_THE EXERCISE_.
Will you repeat only the lines from the one with "Write the React, TypeScript" through the one with "const AXIS_STEP = 5;", both included, leaving every picture out?

━━━ MATERIAL FOR THE TASK

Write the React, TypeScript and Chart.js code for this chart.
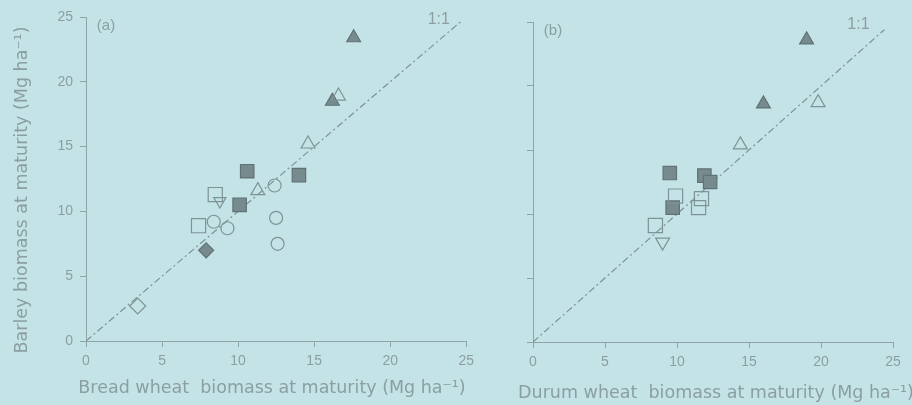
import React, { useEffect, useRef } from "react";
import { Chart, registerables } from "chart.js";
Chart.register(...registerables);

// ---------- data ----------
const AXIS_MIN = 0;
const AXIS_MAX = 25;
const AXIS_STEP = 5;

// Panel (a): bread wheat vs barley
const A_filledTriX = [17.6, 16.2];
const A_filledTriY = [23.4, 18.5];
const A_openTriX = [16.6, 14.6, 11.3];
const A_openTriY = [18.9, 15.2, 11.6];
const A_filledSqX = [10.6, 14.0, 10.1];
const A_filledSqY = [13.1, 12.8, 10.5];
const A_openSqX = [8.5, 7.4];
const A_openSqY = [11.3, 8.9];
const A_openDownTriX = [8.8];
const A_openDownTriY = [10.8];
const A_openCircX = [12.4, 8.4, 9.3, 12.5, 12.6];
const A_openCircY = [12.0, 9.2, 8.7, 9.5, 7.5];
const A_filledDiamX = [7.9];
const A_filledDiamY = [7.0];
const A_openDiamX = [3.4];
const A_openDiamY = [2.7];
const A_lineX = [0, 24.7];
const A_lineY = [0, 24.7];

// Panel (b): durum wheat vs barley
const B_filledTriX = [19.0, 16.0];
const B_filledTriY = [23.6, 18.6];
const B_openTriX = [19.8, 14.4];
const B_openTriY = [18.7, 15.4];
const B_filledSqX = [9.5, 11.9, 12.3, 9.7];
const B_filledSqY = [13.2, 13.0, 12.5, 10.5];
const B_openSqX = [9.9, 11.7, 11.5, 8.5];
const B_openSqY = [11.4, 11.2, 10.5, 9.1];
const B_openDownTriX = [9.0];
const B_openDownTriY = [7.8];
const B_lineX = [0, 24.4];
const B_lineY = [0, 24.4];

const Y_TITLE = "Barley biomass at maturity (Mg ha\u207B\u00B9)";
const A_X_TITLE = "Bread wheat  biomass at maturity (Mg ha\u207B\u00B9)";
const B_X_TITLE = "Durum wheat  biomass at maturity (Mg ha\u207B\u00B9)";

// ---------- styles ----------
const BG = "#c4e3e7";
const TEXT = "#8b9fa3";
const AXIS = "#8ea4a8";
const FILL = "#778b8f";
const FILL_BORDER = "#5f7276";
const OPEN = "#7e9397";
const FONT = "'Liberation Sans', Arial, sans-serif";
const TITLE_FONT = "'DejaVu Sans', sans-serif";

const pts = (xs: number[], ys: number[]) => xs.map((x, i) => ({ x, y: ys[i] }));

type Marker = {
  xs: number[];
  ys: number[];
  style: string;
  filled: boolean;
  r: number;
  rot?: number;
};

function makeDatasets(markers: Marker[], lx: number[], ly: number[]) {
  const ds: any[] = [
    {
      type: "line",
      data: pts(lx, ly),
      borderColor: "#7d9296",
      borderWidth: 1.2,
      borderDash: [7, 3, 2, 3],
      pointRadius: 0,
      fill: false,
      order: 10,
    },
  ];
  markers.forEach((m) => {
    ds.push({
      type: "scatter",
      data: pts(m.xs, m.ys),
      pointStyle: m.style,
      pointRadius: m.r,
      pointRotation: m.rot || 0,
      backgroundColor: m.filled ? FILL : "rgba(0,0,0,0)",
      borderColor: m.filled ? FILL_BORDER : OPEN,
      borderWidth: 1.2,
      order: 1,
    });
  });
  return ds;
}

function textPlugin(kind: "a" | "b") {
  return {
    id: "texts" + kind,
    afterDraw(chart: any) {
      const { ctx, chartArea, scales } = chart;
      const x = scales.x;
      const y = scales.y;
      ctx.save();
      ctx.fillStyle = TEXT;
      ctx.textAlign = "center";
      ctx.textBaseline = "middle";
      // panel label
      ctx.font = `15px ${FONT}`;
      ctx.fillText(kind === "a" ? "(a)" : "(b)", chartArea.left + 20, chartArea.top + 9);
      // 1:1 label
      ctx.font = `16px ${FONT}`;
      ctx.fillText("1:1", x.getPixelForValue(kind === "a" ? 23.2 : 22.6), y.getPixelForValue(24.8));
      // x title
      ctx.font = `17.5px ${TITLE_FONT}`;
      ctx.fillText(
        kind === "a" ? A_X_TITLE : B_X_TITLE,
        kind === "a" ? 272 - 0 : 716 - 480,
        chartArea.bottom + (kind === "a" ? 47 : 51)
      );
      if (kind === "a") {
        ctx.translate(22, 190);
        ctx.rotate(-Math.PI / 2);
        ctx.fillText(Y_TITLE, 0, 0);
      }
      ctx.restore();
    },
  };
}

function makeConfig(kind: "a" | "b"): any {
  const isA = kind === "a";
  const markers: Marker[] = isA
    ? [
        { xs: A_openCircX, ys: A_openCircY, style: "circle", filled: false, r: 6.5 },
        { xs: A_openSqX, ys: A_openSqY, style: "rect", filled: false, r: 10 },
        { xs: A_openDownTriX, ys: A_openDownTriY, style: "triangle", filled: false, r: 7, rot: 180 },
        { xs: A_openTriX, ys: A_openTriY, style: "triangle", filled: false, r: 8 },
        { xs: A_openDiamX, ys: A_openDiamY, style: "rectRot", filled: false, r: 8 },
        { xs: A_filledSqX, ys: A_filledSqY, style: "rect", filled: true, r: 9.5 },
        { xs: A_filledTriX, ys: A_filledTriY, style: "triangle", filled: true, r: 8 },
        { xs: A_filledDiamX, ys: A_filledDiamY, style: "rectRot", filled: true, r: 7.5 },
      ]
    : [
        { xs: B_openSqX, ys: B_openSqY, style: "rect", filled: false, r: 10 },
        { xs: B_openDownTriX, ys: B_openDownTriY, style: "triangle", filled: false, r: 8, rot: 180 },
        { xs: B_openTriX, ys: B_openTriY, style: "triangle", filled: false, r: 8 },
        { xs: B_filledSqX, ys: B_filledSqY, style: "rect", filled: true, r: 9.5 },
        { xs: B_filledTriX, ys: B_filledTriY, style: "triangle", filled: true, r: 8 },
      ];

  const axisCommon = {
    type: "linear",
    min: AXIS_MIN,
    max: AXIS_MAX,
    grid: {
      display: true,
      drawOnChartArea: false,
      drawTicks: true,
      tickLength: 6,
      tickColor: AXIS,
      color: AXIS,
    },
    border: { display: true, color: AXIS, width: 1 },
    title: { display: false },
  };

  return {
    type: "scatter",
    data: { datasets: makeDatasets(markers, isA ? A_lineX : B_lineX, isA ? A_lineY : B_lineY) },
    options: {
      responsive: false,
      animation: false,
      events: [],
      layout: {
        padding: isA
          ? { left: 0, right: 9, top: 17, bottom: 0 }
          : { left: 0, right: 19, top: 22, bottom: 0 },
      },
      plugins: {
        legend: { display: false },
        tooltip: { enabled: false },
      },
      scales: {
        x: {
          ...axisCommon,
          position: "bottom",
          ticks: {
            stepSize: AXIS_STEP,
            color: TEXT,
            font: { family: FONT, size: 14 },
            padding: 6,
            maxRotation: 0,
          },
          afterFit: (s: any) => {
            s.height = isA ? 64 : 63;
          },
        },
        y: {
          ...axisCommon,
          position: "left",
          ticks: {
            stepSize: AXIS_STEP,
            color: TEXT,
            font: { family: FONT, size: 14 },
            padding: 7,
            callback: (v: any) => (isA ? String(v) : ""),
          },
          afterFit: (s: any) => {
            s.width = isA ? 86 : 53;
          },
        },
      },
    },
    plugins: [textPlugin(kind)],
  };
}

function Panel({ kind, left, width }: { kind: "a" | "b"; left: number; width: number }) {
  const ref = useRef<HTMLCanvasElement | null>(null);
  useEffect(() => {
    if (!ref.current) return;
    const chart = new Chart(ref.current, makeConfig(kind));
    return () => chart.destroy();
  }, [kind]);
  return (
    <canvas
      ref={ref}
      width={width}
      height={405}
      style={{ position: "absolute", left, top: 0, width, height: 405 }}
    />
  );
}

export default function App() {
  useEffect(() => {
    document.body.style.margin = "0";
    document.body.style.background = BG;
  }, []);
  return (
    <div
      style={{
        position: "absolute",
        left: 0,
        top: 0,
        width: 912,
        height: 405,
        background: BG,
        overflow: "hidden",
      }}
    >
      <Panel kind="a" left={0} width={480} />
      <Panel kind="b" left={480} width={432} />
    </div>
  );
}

━━━━━━
━━━ MATERIAL FOR THE TASK

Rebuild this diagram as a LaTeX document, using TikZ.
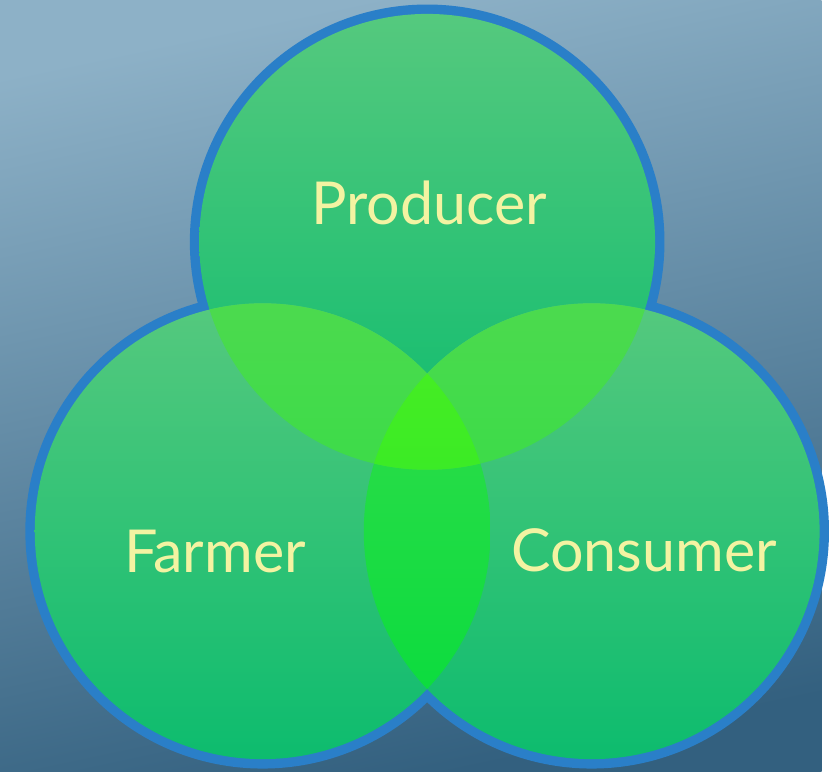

━━━━━━

_FINAL ANSWER_.
Write the React, TypeScript and Chart.js code for this chart.
import React, { useEffect, useRef } from "react";
import { Chart, registerables } from "chart.js";
Chart.register(...registerables);

// ---------- data ----------
const AXIS_MIN = 0;
const AXIS_MAX = 25;
const AXIS_STEP = 5;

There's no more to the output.